Joanna nodded. “Good deal,” she said. “I’ll see you back at the office right after that. I don’t know about you, but I can do a whole lot better job of strategic planning on a full stomach than I can on an empty one.”

On her way back to the office, Joanna stopped long enough to grab a hamburger. She sat alone in the midst of Daisy’s noisy lunchtime clatter, letting her thoughts wander back to Green Brush Ranch. What had happened to Bree was an appalling tragedy, but it seemed to Joanna that there were other tragedies looming there as well. She had read somewhere that the death of a child was one of the most difficult marital storms for a couple to weather. From what she had seen that afternoon from both David and Katherine O’Brien, Joanna didn’t hold out much hope for the long-term survival of their marriage.

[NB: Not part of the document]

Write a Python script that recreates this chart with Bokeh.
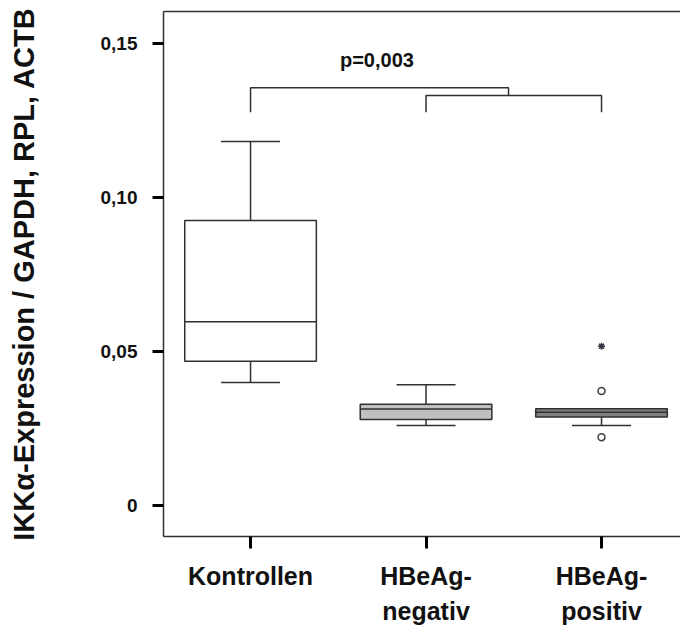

Leaving the restaurant, she glanced off to the south. A series of tall columns of cumulus clouds was rising up on the far horizon. Another afternoon storm was brewing. If this one turned out to be as bad as yesterday’s, there’d be another big bite in the overtime department. Frank Montoya would have a fit.

Back at her desk, Joanna immediately tried calling Adam York, but he didn’t answer his phone. Following his voice mail directions, she left her number on his pager. Even so, it was almost forty-five minutes before he answered the page and called her back. In order to contain her impatience, Joanna had buried herself in that day’s pile of paperwork and correspondence.

“Just how mad are you?” the DEA agent asked as soon as Joanna picked up her phone.

“Mad?” she repeated. “Why would I be mad?”

“D.C. went over my head on this one,” he said. “I couldn’t help it. It’s all gone down since I talked to you this morning. I tried to call you about it the minute it happened, but you weren’t available, and it was too complicated-”

“Adam,” she interrupted. “What the hell are you talking about?”

“The Freon deal. We’ve been in touch with the guy you ‘old me about, the one in Bisbee.”